After watching “Lost” last night, I’ve been mulling over the question of comprehension. How important is it, really, for me to understand what the hell is going on in a show or movie? Does it lessen my enjoyment of the thing or does it just liven things up by forcing me to continually turn to my husband and ask, “What the hell just happened?”
Those “what the hell” moments have been happening to me a lot lately with both “Lost” and “Battlestar Galactica.” I should point out that I never miss an episode of either show and am geek enough to frequent the Television Without Pity boards and eavesdrop on all the conspiracy theories. So it’s not like I’m not doing the homework. I just don’t always get it. Like physics or the appeal of radishes.
Perhaps I shouldn’t worry about it. There have been plenty of things in the past that I enjoyed without fully understanding what was going on. Adolescence, for one. I don’t get James Joyce but I like reading his work because the cadence of the language and indecipherable imagery appeal to me on a sensory level. I like Dadaism but maybe that’s just because I know it’s supposed to confuse me. I’ll watch a Wes Anderson film any day of the week even when I’m not quite sure what I’m meant to get out of it. Of course, I’m not sure Wes is either.
But I feel like I should have a better grip on TV. Isn’t television supposed to be the 20th century’s non-denominational opiate of the masses? I thought so, but these days I feel as though my opiate has come in a child-proof bottle that I’ll never, ever get open, let alone get all that packing cotton out of. At the same time – to extend the shoddy metaphor – I’m equally sure the kid down the street has opened the bottle with ease and is nodding his head in thoughtful agreement to everything on the screen. I feel more and more as though everyone is getting it but me.
Don’t get me wrong, though. I don’t need to understand everything right away. I like to be challenged. I like to have to work to decipher a story. I’m just worried that my brain has reached saturation point. I know it’s bad when I’m watching “Lost” and can’t remember Ben’s daughter’s name and can’t remember the other hot time-traveling dude (Desmond! How could I forget you and your well-groomed scruffiness?). It’s bad, too, when I have to do math to figure out if something is a fast-forward or a flash-back. (“Okay, Ben’s trip to the Middle East is set in 2005. ‘Lost’ has been on for four season? Which means the plane crashed in 2004. Carry the one, subtract the two, find the square root of something…okay, it’s a flash-forward!”) How do the writers keep all this straight?

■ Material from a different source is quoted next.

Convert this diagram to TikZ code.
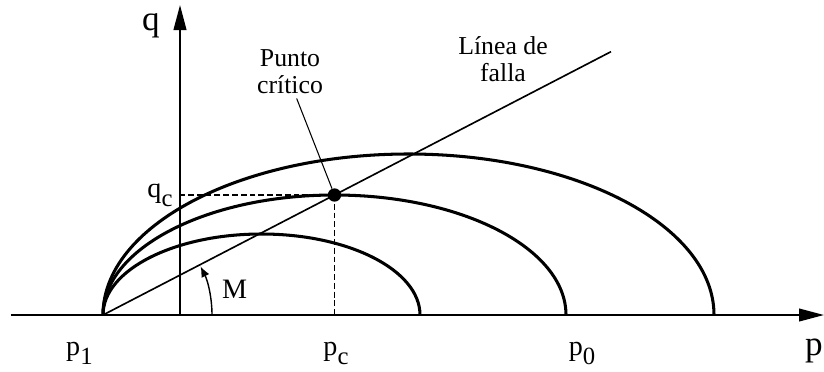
\documentclass[tikz,border=0pt]{standalone}
\usepackage{fontspec}
\setmainfont{Liberation Serif}
\usepackage{graphicx}
\usetikzlibrary{arrows.meta}
\newcommand{\lsub}[1]{\raisebox{-.35em}{\scalebox{.88}{#1}}}

\begin{document}
\begin{tikzpicture}[lbl/.style={inner sep=0pt,font=\fontsize{24}{26}\selectfont},big/.style={inner sep=0pt,font=\fontsize{30}{31}\selectfont},note/.style={inner sep=0pt,align=center,font=\fontsize{22}{22.2}\selectfont},curve/.style={line width=2.6pt},ax/.style={line width=1.7pt,-{Triangle[length=7.5mm,width=3.8mm]}},guide/.style={line width=1.1pt,dash pattern=on 5pt off 2.5pt}]
\useasboundingbox (-3.09,-1.68) rectangle (21.63,9.45);
\coordinate (p1) at (0,0);
\coordinate (pstart) at (-2.76,0);
\coordinate (pend) at (21.63,0);
\coordinate (qfoot) at (2.31,0);
\coordinate (qtop) at (2.31,9.3);
\coordinate (pc) at (6.945,3.6);
\coordinate (fend) at (15.24,7.9);
\coordinate (mstart) at (3.27,0);
\draw[ax] (pstart) -- (pend);
\draw[ax] (qfoot) -- (qtop);
\draw[curve] (p1) arc[start angle=180,end angle=0,x radius=4.755cm,y radius=2.43cm];
\draw[curve] (p1) arc[start angle=180,end angle=0,x radius=6.945cm,y radius=3.6cm];
\draw[curve] (p1) arc[start angle=180,end angle=0,x radius=9.165cm,y radius=4.83cm];
\draw[line width=1.4pt] (p1) -- (fend);
\draw[guide] (pc) -- (pc -| qfoot);
\draw[guide] (pc) -- (pc |- p1);
\node[circle,fill,inner sep=0pt,minimum size=.4cm] (crit) at (pc) {};
\draw[line width=1.2pt,-{Latex[length=3.2mm,width=2.6mm]}] (mstart) arc[start angle=0,end angle=26.5,radius=3.27cm];
% labels
\node[big,anchor=base] (qlab) at (1.44,8.55) {q};
\node[big,anchor=base] (plab) at (21.33,-1.2) {p};
\node[lbl,anchor=base west] (p1lab) at (-1.11,-1.2) {p\lsub{1}};
\node[lbl,anchor=base] (pclab) at (6.99,-1.2) {p\lsub{c}};
\node[lbl,anchor=base] (p0lab) at (14.37,-1.2) {p\lsub{0}};
\node[lbl,anchor=base] (qclab) at (1.71,3.54) {q\lsub{c}};
\node[lbl,anchor=base] (mlab) at (3.95,.51) {M};
\node[note,anchor=base] (punto) at (5.61,6.66) {Punto\\crítico};
\node[note,anchor=base] (falla) at (12.0,7.02) {Línea de\\falla};
\draw[line width=.9pt] ([xshift=.2cm,yshift=-.15cm]punto.south) -- (crit);
\end{tikzpicture}
\end{document}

And don’t even ask me to figure out “Battlestar.” How did Baltar’s transformation into Hugh Hefner turn him into Jesus? Is it the hair? And the cylons make my brain hurt. There’s Sixes and Eights and Fours and some are working together and some aren’t and some are Dean Stockwell and some are making out with Dean Stockwell. And oh, did I mention a bunch of them look alike?
The thing is, these shows are all so well done that I trust this is an issue with me and not with the story telling. And I trust that eventually, all will be revealed and I’ll finally be able to go, “Ahhh, so that’s the answer. I knew it all along.” (Yes, I will lie when that moment comes.) In the meantime, I’m just going to accept that full comprehension is not important and embrace the belief that it’s all going to make sense someday. Otherwise, I’m going to start thinking that watching 100+ hours of confusing TV might have been a mistake.